- _Exercise brief_
Everything from the line with "Give me the" through the line with "3.85, 4.1, 4.35, 4.6, 4.85, 5.1, 5.35, 5.48]", inclusive, should be repeated exactly, except the pictures.
»»
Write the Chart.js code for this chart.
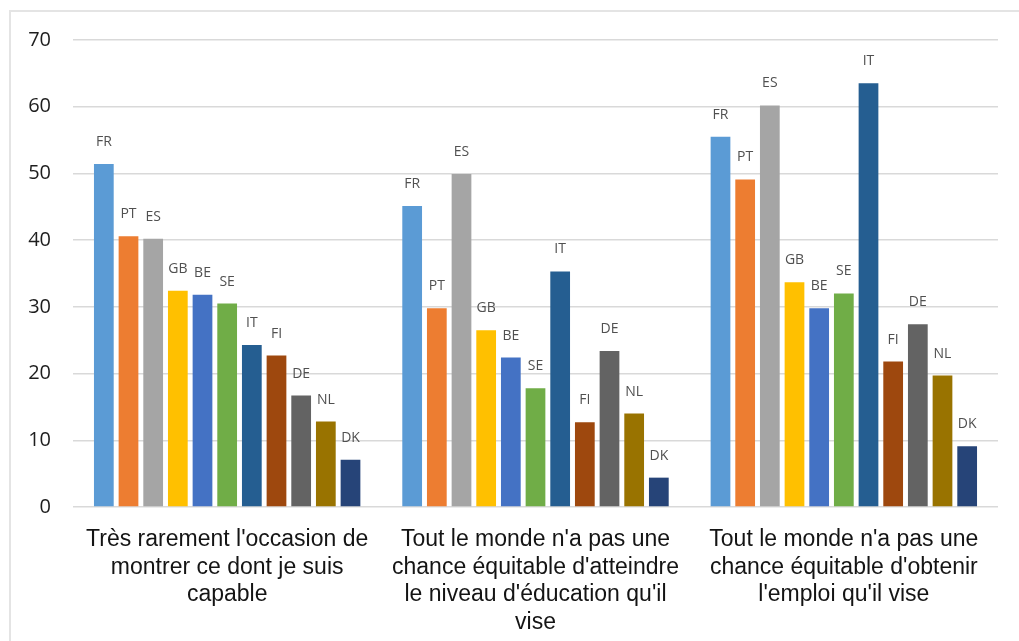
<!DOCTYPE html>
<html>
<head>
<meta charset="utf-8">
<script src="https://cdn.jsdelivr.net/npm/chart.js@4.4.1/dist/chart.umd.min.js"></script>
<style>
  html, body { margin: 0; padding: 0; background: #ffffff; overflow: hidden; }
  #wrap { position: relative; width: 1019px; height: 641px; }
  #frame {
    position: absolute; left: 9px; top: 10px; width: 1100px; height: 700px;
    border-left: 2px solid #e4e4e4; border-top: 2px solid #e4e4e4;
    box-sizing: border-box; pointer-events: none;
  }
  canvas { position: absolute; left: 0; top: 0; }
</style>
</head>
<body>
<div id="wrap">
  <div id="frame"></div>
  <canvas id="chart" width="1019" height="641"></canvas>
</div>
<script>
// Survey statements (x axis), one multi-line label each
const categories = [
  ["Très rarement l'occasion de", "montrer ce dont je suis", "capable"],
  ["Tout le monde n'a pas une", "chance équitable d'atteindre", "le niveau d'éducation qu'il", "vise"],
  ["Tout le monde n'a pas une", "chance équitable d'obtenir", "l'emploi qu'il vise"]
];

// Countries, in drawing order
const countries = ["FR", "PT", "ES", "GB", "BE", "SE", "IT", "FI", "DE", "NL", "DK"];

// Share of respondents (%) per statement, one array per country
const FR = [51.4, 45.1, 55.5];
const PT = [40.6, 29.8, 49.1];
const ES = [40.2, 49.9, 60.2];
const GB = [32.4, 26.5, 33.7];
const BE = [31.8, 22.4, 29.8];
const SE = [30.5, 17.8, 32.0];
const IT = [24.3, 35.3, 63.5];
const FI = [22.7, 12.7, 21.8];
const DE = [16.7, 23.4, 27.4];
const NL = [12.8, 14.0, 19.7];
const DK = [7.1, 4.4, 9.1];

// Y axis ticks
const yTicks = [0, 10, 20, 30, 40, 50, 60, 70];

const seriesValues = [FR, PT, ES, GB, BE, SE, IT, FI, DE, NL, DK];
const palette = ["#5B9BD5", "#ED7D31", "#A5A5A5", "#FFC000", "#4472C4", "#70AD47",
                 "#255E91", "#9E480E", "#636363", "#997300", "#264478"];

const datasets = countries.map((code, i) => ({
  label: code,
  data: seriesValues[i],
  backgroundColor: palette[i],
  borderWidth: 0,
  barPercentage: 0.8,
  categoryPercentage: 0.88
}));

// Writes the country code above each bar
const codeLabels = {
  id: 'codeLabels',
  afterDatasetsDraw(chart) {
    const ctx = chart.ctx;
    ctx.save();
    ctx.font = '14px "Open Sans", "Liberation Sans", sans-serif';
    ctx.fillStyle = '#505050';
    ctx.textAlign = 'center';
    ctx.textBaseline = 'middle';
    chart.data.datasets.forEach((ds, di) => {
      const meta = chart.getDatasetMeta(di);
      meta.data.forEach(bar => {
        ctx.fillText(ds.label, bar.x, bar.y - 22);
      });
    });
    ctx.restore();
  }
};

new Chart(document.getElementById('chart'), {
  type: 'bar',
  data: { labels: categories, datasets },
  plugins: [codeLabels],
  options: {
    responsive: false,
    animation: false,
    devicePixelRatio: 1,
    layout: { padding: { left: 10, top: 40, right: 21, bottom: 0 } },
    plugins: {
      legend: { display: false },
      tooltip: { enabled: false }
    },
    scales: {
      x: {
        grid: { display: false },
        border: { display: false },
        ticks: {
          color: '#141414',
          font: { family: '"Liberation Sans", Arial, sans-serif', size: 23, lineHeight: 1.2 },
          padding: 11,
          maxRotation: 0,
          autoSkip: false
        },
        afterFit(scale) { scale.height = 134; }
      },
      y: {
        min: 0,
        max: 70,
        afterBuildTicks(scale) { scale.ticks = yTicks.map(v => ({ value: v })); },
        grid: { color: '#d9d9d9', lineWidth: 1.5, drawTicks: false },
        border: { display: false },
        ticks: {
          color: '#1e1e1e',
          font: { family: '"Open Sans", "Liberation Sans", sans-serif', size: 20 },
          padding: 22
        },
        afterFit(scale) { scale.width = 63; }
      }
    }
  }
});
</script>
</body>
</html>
««
»»
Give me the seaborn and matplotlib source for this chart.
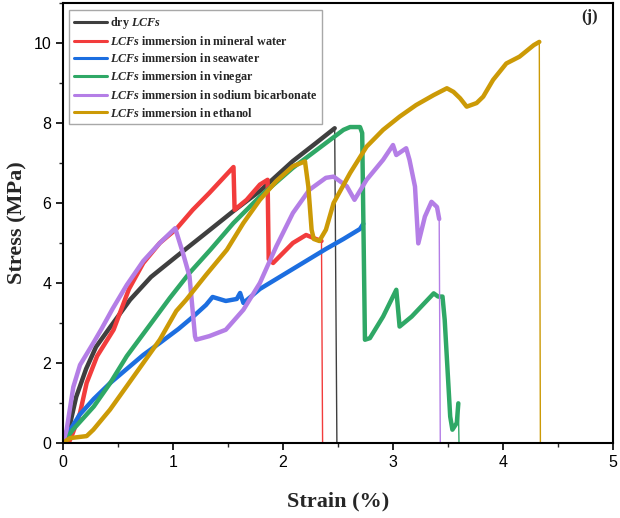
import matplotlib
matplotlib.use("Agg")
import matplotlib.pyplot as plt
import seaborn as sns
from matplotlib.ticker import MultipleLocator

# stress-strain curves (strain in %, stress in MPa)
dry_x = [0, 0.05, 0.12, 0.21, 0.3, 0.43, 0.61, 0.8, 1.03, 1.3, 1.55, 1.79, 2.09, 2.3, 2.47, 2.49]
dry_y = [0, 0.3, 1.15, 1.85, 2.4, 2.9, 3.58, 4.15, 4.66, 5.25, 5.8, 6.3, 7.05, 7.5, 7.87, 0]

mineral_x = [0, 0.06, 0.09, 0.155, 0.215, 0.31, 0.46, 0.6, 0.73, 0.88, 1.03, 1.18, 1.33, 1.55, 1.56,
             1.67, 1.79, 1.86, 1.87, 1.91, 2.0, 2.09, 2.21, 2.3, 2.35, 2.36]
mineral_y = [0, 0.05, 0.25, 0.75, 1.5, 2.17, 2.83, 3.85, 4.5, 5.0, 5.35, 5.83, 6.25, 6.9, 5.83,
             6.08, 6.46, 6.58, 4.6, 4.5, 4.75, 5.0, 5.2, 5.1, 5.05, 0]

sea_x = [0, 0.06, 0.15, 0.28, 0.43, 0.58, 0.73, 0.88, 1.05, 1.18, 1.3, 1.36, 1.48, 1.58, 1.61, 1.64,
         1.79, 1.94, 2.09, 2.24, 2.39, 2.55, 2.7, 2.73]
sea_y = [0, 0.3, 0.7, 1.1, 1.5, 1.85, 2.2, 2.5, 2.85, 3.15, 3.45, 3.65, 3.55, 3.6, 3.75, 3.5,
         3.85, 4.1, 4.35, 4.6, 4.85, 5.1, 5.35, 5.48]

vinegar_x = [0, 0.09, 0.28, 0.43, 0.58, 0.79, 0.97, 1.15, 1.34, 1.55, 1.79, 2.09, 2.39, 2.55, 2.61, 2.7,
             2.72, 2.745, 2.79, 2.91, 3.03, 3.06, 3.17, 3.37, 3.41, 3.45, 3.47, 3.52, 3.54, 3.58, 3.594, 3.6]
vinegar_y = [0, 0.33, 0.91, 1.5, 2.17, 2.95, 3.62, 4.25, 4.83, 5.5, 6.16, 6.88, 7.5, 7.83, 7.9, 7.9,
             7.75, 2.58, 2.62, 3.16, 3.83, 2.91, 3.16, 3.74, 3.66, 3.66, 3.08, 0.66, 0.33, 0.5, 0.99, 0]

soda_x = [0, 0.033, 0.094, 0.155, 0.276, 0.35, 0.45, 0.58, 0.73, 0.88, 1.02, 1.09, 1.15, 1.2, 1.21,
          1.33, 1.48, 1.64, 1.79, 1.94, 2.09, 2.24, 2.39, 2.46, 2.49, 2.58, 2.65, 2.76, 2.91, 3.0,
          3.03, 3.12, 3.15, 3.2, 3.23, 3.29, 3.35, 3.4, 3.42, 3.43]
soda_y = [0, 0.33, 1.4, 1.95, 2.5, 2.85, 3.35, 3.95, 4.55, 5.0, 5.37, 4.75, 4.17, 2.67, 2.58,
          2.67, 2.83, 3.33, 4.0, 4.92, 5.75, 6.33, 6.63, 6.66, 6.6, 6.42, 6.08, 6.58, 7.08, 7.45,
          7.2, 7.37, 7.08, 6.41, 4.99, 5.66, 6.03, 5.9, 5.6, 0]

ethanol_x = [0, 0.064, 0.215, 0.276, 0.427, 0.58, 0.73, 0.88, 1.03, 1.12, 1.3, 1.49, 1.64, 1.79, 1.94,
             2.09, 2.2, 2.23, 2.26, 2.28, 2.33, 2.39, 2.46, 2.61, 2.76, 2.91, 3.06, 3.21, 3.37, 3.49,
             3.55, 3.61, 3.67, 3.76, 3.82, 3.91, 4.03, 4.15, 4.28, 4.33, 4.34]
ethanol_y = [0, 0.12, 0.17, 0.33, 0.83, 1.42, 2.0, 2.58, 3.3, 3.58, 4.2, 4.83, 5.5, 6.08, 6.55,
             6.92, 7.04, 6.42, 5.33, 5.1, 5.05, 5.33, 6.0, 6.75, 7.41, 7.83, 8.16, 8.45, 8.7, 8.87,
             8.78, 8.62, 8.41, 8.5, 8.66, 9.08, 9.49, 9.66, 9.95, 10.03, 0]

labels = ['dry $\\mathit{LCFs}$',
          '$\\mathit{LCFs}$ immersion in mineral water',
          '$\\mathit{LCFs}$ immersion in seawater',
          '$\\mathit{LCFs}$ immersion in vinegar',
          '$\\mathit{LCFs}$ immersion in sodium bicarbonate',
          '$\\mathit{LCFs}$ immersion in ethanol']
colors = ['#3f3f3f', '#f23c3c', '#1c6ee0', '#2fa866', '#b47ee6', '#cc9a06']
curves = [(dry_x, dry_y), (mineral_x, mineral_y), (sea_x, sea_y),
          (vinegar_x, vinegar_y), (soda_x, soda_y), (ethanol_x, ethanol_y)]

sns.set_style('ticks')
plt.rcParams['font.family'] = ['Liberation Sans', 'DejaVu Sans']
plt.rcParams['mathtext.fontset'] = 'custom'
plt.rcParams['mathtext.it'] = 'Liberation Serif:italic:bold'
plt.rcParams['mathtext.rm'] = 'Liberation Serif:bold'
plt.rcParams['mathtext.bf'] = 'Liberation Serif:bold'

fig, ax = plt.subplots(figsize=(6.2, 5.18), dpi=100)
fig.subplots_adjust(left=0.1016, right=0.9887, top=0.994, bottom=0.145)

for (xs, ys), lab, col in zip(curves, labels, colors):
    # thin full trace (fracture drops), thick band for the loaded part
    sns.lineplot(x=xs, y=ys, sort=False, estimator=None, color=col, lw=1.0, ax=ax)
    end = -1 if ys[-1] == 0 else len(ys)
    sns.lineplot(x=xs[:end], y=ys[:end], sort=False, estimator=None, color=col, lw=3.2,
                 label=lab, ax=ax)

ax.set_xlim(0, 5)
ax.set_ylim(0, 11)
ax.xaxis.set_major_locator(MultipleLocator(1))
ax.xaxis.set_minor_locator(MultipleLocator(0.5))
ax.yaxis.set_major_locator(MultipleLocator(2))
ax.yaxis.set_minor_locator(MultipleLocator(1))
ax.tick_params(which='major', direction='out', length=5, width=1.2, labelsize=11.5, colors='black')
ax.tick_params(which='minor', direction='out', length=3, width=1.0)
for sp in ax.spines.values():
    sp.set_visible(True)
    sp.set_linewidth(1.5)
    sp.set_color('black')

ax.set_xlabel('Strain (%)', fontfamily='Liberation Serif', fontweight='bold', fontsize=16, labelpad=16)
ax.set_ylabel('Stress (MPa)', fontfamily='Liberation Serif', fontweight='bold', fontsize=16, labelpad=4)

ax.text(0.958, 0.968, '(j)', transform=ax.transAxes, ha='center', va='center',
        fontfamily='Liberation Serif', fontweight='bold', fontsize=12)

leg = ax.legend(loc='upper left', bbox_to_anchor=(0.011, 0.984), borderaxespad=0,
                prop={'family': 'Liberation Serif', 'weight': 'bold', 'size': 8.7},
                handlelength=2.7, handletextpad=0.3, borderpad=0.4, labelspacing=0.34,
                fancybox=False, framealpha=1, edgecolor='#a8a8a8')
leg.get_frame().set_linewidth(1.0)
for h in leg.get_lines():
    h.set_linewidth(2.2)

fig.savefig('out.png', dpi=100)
««
»»
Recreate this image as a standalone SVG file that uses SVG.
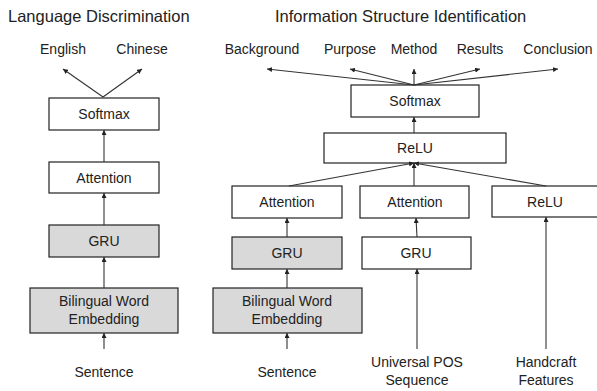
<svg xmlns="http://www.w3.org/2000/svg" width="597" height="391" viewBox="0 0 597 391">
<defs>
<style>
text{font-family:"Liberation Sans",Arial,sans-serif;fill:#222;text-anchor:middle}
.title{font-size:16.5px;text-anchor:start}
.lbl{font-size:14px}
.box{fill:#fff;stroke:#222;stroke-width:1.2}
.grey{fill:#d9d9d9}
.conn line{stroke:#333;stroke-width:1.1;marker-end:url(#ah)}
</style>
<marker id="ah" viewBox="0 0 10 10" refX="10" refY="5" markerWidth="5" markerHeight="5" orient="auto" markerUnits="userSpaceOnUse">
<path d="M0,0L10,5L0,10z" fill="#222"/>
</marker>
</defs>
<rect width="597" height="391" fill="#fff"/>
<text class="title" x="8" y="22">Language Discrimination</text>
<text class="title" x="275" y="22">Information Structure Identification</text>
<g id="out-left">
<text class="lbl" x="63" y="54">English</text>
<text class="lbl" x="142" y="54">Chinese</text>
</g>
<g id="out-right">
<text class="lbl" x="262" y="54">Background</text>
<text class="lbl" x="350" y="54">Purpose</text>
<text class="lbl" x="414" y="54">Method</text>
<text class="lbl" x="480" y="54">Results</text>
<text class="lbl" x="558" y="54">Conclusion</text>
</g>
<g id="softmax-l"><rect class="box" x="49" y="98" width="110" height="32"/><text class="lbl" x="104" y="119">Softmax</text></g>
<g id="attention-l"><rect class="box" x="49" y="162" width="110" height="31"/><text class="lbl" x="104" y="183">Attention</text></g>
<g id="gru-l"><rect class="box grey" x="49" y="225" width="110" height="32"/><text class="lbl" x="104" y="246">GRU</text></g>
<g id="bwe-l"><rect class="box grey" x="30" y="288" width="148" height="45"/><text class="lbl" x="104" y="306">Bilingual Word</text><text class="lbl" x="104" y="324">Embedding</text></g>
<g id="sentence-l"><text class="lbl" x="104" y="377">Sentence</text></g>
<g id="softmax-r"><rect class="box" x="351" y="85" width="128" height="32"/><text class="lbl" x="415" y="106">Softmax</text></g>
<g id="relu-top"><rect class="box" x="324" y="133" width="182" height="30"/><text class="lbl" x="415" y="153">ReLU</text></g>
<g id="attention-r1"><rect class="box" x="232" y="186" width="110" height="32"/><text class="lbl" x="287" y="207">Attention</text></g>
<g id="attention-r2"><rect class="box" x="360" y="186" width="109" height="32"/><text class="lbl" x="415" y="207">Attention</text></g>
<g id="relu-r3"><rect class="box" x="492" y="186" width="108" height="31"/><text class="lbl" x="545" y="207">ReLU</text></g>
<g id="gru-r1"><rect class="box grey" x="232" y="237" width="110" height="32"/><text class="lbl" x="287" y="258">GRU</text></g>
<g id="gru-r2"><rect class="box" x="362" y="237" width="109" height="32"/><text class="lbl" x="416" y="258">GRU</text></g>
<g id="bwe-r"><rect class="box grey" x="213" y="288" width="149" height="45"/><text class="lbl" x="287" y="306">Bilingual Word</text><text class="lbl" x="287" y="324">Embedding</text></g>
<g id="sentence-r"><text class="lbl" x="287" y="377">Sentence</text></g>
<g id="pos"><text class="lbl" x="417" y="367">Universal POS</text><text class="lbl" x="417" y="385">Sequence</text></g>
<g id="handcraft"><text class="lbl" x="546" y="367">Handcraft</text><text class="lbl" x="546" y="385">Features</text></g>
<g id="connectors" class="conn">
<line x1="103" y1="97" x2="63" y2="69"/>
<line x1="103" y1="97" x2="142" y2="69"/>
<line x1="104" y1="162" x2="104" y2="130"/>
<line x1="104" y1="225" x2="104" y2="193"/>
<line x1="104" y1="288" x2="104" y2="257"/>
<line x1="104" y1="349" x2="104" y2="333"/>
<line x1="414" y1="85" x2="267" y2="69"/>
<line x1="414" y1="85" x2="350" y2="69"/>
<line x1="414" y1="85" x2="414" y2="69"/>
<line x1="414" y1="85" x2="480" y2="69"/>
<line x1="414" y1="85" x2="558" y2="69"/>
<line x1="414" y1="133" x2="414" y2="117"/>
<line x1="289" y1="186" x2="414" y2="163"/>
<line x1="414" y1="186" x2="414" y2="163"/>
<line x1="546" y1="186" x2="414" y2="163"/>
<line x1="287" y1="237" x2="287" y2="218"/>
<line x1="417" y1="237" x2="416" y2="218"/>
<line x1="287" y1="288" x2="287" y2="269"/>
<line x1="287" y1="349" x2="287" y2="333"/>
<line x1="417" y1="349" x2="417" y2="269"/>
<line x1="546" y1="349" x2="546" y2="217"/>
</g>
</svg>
««
- _Final result_
Give me the seaborn and matplotlib source for this chart.
import matplotlib
matplotlib.use("Agg")
import matplotlib.pyplot as plt
import seaborn as sns
from matplotlib.ticker import MultipleLocator

# stress-strain curves (strain in %, stress in MPa)
dry_x = [0, 0.05, 0.12, 0.21, 0.3, 0.43, 0.61, 0.8, 1.03, 1.3, 1.55, 1.79, 2.09, 2.3, 2.47, 2.49]
dry_y = [0, 0.3, 1.15, 1.85, 2.4, 2.9, 3.58, 4.15, 4.66, 5.25, 5.8, 6.3, 7.05, 7.5, 7.87, 0]

mineral_x = [0, 0.06, 0.09, 0.155, 0.215, 0.31, 0.46, 0.6, 0.73, 0.88, 1.03, 1.18, 1.33, 1.55, 1.56,
             1.67, 1.79, 1.86, 1.87, 1.91, 2.0, 2.09, 2.21, 2.3, 2.35, 2.36]
mineral_y = [0, 0.05, 0.25, 0.75, 1.5, 2.17, 2.83, 3.85, 4.5, 5.0, 5.35, 5.83, 6.25, 6.9, 5.83,
             6.08, 6.46, 6.58, 4.6, 4.5, 4.75, 5.0, 5.2, 5.1, 5.05, 0]

sea_x = [0, 0.06, 0.15, 0.28, 0.43, 0.58, 0.73, 0.88, 1.05, 1.18, 1.3, 1.36, 1.48, 1.58, 1.61, 1.64,
         1.79, 1.94, 2.09, 2.24, 2.39, 2.55, 2.7, 2.73]
sea_y = [0, 0.3, 0.7, 1.1, 1.5, 1.85, 2.2, 2.5, 2.85, 3.15, 3.45, 3.65, 3.55, 3.6, 3.75, 3.5,
         3.85, 4.1, 4.35, 4.6, 4.85, 5.1, 5.35, 5.48]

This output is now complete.